A type-II α-MnO2@Co3O4 architecture with superior photoelectrocatalytic performance toward water purification

Abstract

Designing an environmentally friendly and cost-effective heterogeneous structure to treat refractory organic wastewater for long-term environmental benefits is a challenge in the photoelectrocatalytic (PEC) process, and one-dimensional (1D) semiconductor nanowires can be utilized as a suitable platform to interface with other components, constructing nanohybrids heterostructures with functionalities not found in the individual components. Herein, a two-step hydrothermal process prepared a necklace-like α-MnO2@Co3O4 (MC) heterostructure that integrated 1D α-MnO2 and Co3O4 octahedron with the exposed (111) facets. The optimized MC-2 with a suitable amount of Co3O4 exhibited superior PEC performance for removing reactive brilliant blue KN-R (KN-R) (removal rate of ∼ 88.44% and super long-term accelerated stability of ∼ 5000 s), which can be ascribed to its high oxygen evolution potential, large electrochemically active surface area, low charge transfer resistance, and low flat band potential.
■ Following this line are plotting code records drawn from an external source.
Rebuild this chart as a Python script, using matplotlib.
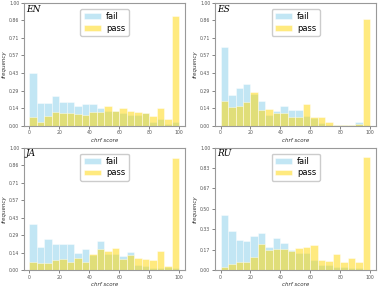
import numpy as np
import matplotlib.pyplot as plt

# bin edges of the chrf score histograms (20 bins of width 5)
bin_edges = np.arange(0, 101, 5)

langs = ['EN', 'ES', 'JA', 'RU']

fail_en = [0.43, 0.187, 0.184, 0.244, 0.195, 0.19, 0.16, 0.173, 0.173, 0.146,
           0.12, 0.12, 0.10, 0.087, 0.087, 0.10, 0.03, 0.05, 0.016, 0.027]
pass_en = [0.073, 0.03, 0.08, 0.114, 0.106, 0.106, 0.095, 0.089, 0.111, 0.111,
           0.16, 0.12, 0.14, 0.12, 0.11, 0.106, 0.076, 0.14, 0.054, 0.89]

fail_es = [0.64, 0.25, 0.31, 0.34, 0.255, 0.20, 0.09, 0.12, 0.16, 0.127,
           0.127, 0.08, 0.06, 0.02, 0.005, 0.003, 0.002, 0.002, 0.027, 0.002]
pass_es = [0.20, 0.15, 0.16, 0.19, 0.27, 0.13, 0.135, 0.105, 0.105, 0.068,
           0.068, 0.176, 0.073, 0.068, 0.027, 0.004, 0.003, 0.003, 0.01, 0.87]

fail_ja = [0.38, 0.19, 0.255, 0.21, 0.21, 0.21, 0.144, 0.17, 0.127, 0.236,
           0.13, 0.13, 0.12, 0.15, 0.046, 0.038, 0.02, 0.02, 0.03, 0.017]
pass_ja = [0.068, 0.06, 0.06, 0.084, 0.09, 0.068, 0.10, 0.068, 0.13, 0.176,
           0.154, 0.18, 0.09, 0.127, 0.10, 0.095, 0.08, 0.16, 0.035, 0.915]

fail_ru = [0.45, 0.316, 0.25, 0.237, 0.28, 0.305, 0.19, 0.26, 0.226, 0.166,
           0.14, 0.14, 0.087, 0.04, 0.04, 0.025, 0.025, 0.016, 0.02, 0.003]
pass_ru = [0.027, 0.054, 0.065, 0.071, 0.106, 0.213, 0.163, 0.177, 0.177, 0.158,
           0.185, 0.19, 0.204, 0.087, 0.076, 0.13, 0.068, 0.098, 0.07, 0.925]

fails = [fail_en, fail_es, fail_ja, fail_ru]
passes = [pass_en, pass_es, pass_ja, pass_ru]
n_yticks = [8, 8, 8, 7]

fig, axes = plt.subplots(2, 2, figsize=(3.82, 2.86), dpi=100)
plt.subplots_adjust(left=0.063, right=0.985, top=0.99, bottom=0.055,
                    wspace=0.186, hspace=0.179)

lefts = bin_edges[:-1]
for ax, lang, f, p, nt in zip(axes.flat, langs, fails, passes, n_yticks):
    ax.bar(lefts, f, width=5, align='edge', color='skyblue', alpha=0.5,
           edgecolor='white', linewidth=0.6, label='fail')
    ax.bar(lefts, p, width=5, align='edge', color='gold', alpha=0.5,
           edgecolor='white', linewidth=0.6, label='pass')
    ax.set_ylim(0, 1)
    ax.set_xlim(-3.6, 104)
    yt = np.linspace(0, 1, nt)
    ax.set_yticks(yt)
    ax.set_yticklabels(['%.2f' % v for v in yt])
    ax.set_xticks([0, 20, 40, 60, 80, 100])
    ax.tick_params(labelsize=3.3, length=2, width=0.5, pad=1.5,
                   colors='#555555')
    for s in ax.spines.values():
        s.set_color('#999999')
        s.set_linewidth(0.8)
    ax.set_xlabel('chrf score', fontsize=4, style='italic', labelpad=1.5,
                  color='#333333')
    ax.set_ylabel('frequency', fontsize=4, style='italic', labelpad=1.5,
                  color='#333333')
    ax.text(0.01, 0.985, lang, transform=ax.transAxes, ha='left', va='top',
            family='DejaVu Serif', style='italic', fontsize=6.5)
    ax.legend(loc='upper center', fontsize=6, handlelength=2.1,
              borderpad=0.4, labelspacing=0.3, handletextpad=0.6,
              framealpha=1, bbox_to_anchor=(0.5, 0.985))

fig.savefig('out.png')
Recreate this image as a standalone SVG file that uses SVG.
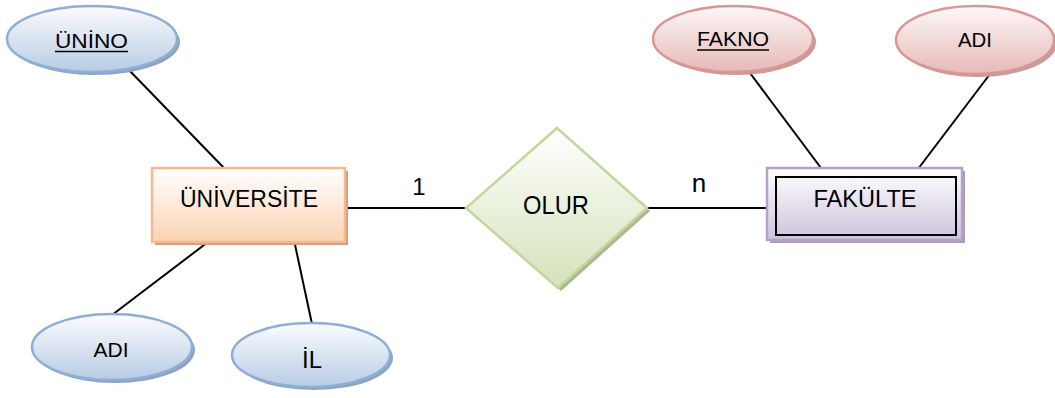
<svg xmlns="http://www.w3.org/2000/svg" width="1055" height="398" viewBox="0 0 1055 398">
<style>
text{font-family:"Liberation Sans",Arial,sans-serif;fill:#000;text-anchor:middle}
.lbl{font-size:24px}
.att{font-size:21px}
.blue{fill:url(#gBlue);stroke:#8EAEDA;stroke-width:2.5}
.pink{fill:url(#gPink);stroke:#D99694;stroke-width:2.5}
.bsh{fill:#8FA3BE}
.psh{fill:#C99A99}
.conn line{stroke:#000;stroke-width:2}
</style>
<defs>
<linearGradient id="gBlue" x1="0" y1="0" x2="0" y2="1"><stop offset="0" stop-color="#FBFCFE"/><stop offset="1" stop-color="#B8CCE4"/></linearGradient>
<linearGradient id="gPink" x1="0" y1="0" x2="0" y2="1"><stop offset="0" stop-color="#FDF8F8"/><stop offset="1" stop-color="#E6B9B8"/></linearGradient>
<linearGradient id="gOrange" x1="0" y1="0" x2="0" y2="1"><stop offset="0" stop-color="#FFFFFF"/><stop offset="1" stop-color="#FBD3B3"/></linearGradient>
<linearGradient id="gGreen" x1="0" y1="0" x2="0" y2="1"><stop offset="0" stop-color="#FFFFFF"/><stop offset="1" stop-color="#D4E2BA"/></linearGradient>
<linearGradient id="gPurple" x1="0" y1="0" x2="0" y2="1"><stop offset="0" stop-color="#FFFFFF"/><stop offset="1" stop-color="#CDC2DC"/></linearGradient>
</defs>
<rect width="1055" height="398" fill="#fff"/>
<g id="connectors" class="conn">
<line x1="128" y1="69" x2="224" y2="168"/>
<line x1="208" y1="242" x2="112" y2="315"/>
<line x1="294" y1="240" x2="312" y2="324"/>
<line x1="345" y1="208" x2="466" y2="208"/>
<line x1="647" y1="208" x2="767" y2="208"/>
<line x1="747" y1="69" x2="821" y2="168"/>
<line x1="990" y1="74" x2="918" y2="169"/>
<text class="lbl" x="419" y="195">1</text>
<text class="lbl" x="699" y="192" style="font-size:26px">n</text>
</g>
<g id="unino">
<ellipse class="bsh" cx="95" cy="42" rx="85" ry="33"/>
<ellipse class="blue" cx="92" cy="39" rx="85" ry="33"/>
<text class="att" x="91.5" y="48" textLength="73" lengthAdjust="spacingAndGlyphs">ÜNİNO</text>
<line x1="55" y1="51.5" x2="128" y2="51.5" stroke="#000" stroke-width="1.5"/>
</g>
<g id="universite">
<rect x="155" y="171" width="193" height="74" fill="#C9A083"/>
<rect x="152" y="168" width="193" height="74" fill="url(#gOrange)" stroke="#F6B98D" stroke-width="2.5"/>
<text class="lbl" x="249" y="207" textLength="138" lengthAdjust="spacingAndGlyphs">ÜNİVERSİTE</text>
</g>
<g id="adi1">
<ellipse class="bsh" cx="115" cy="350" rx="80" ry="33"/>
<ellipse class="blue" cx="112" cy="347" rx="80" ry="33"/>
<text class="att" x="111" y="357" textLength="35" lengthAdjust="spacingAndGlyphs">ADI</text>
</g>
<g id="il">
<ellipse class="bsh" cx="314" cy="358" rx="79" ry="32"/>
<ellipse class="blue" cx="311" cy="355" rx="79" ry="32"/>
<text class="lbl" x="312" y="368">İL</text>
</g>
<g id="olur">
<polygon points="560,131 650,211 561,291 469,211" fill="#A9B98F"/>
<polygon points="557,128 647,208 558,288 466,208" fill="url(#gGreen)" stroke="#C3D69B" stroke-width="2.5"/>
<text class="lbl" x="556" y="214" style="font-size:25px" textLength="66" lengthAdjust="spacingAndGlyphs">OLUR</text>
</g>
<g id="fakulte">
<rect x="770" y="171" width="195" height="72" fill="#A99CB8"/>
<rect x="767" y="168" width="195" height="72" fill="url(#gPurple)" stroke="#B3A2C7" stroke-width="2.5"/>
<rect x="776" y="177" width="180" height="58" fill="none" stroke="#000" stroke-width="2"/>
<text class="lbl" x="865" y="207" textLength="103" lengthAdjust="spacingAndGlyphs">FAKÜLTE</text>
</g>
<g id="fakno">
<ellipse class="psh" cx="736" cy="42" rx="80" ry="33"/>
<ellipse class="pink" cx="733" cy="39" rx="80" ry="33"/>
<text class="att" x="733" y="46" textLength="72" lengthAdjust="spacingAndGlyphs">FAKNO</text>
<line x1="697" y1="50" x2="769" y2="50" stroke="#000" stroke-width="1.5"/>
</g>
<g id="adi2">
<ellipse class="psh" cx="978" cy="43" rx="79" ry="34"/>
<ellipse class="pink" cx="975" cy="40" rx="79" ry="34"/>
<text class="att" x="975" y="47" textLength="34" lengthAdjust="spacingAndGlyphs">ADI</text>
</g>
</svg>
To gain insight into the significant photoelectric synergy, the type-II heterojunction between α-MnO2 and Co3O4 was proposed, effectively preventing photogenerated carriers' recombination and improving the dominant active species h+ and •O2− generation. This work uncovered the MC-2 heterostructure for the PEC degradation of KN-R, guiding the other heterogeneous materials to decrease industrial costs and realize large-scale water purification applications.